Ernst Klee: Auschwitz, die NS-Medizin und ihre Opfer. Verlag S. Fischer,
Frankfurt/Main 1997, 526 S., DM 58,00
Die Nazi-Machthaber boten ihren Ärzten etwas noch nie dagewesenes, und
deshalb verlockendes: Unbehelligt von ethischen Erwägungen konnten sie
Menschen zu Versuchszwecken unbegrenzt verbrauchen. Die Insassen der
Konzentrationslager und der Psychiatrie wurden das Material, das den
Tätern im Ärztekittel zu unvorstellbaren Experimenten nach Belieben zur
Verfügung stand.
Die "Forschung" war bewußt auf den Tod der Opfer ausgerichtet, betont
der Medizinhistoriker und Psychiatriekritiker Ernst Klee in seinem
neuesten Buch "Auschwitz, die NS-Medizin und ihre Opfer". Die
tatsächlich Kranken in den Lagern hingegen erhielten kaum je eine auch nur
minimale medizinische Betreuung, vielmehr ließ man sie verhungern und an
den grassierenden Krankheiten eingehen. "Die Medizin in den KZs dient
nahezu ausschließlich der Ausrottung der Häftlinge", schreibt er.
Mit diesem Buch legt der 1942 geborene Klee eine umfassende
Dokumentation der medizinischen Verbrechen im "Dritten Reich" vor.

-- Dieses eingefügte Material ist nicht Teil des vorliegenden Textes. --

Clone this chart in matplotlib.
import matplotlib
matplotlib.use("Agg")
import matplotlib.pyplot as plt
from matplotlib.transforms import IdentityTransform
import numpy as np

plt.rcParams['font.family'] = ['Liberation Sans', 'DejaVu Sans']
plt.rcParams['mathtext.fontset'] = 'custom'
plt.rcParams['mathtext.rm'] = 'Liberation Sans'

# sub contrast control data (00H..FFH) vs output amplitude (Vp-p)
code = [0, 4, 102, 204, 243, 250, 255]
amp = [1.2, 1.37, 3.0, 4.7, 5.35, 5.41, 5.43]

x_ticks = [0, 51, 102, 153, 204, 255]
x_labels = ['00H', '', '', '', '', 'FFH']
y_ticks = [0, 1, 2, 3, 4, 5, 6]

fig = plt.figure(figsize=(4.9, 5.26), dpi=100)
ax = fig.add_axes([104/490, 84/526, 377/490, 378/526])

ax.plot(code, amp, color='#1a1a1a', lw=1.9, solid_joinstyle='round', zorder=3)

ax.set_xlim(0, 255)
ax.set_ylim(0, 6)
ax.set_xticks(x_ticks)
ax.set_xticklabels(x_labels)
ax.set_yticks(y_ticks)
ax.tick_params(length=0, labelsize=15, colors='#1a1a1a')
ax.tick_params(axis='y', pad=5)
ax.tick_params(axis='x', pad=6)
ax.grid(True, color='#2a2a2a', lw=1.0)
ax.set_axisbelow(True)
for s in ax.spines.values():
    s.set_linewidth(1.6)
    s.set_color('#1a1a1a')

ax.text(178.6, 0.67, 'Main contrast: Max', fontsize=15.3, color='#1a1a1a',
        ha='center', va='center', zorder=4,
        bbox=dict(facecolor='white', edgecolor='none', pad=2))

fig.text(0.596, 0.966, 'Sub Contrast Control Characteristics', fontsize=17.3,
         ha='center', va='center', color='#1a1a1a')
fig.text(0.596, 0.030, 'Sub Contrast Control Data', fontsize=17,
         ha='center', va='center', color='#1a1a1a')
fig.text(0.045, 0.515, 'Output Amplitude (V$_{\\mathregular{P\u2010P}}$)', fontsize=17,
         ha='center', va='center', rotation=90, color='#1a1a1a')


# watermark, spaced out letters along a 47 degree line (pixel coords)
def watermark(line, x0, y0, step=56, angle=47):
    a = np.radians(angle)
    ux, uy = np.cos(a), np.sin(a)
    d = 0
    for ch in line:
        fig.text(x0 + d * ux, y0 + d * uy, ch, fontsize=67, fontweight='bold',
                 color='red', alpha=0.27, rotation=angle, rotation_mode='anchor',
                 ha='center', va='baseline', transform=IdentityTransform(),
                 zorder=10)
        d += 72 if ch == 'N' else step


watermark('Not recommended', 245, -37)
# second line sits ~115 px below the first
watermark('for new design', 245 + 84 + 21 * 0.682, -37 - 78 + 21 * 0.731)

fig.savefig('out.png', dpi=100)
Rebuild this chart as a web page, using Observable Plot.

Dies
beschämendste Kapitel der deutschen Medizin ist seit den 70er Jahren gut
erforscht worden; Klee zieht die Summe aus diesen Bemühungen. Die
Lektüre der Torturen, die sich deutsche Ärzte ausdachten, um an
"lebendfrisches Untersuchungsmaterial" zu kommen, ist deprimierend. In
knapper Form wechseln sich Einzelbiographien mit der Dokumentation des
historischen Materials ab. Klee belegt alle Verbrechen genau.
Ebenso erbittert, daß sich viele der beteiligten Ärzte nach dem Krieg in
eigener Praxis niederließen oder in anderen ehrbaren Positionen
arbeiteten, als sei nichts geschehen. Allerdings wurden auch etliche
KZ-Ärzte von alliierten Gerichten zum Tode verurteilt und hingerichtet.
Klee verzichtet völlig darauf zu erklären, was die Täter zu den
beschriebenen Greueltaten trieb. Das ist vielleicht der größte Mangel
dieses ansonsten ausgezeichneten Buches, das als neues Standardwerk zur
NS-Medizin und ihrer Opfer bezeichnet werden kann. Ein ausführliches
Sach- und Personenregister runden den guten Eindruck ab.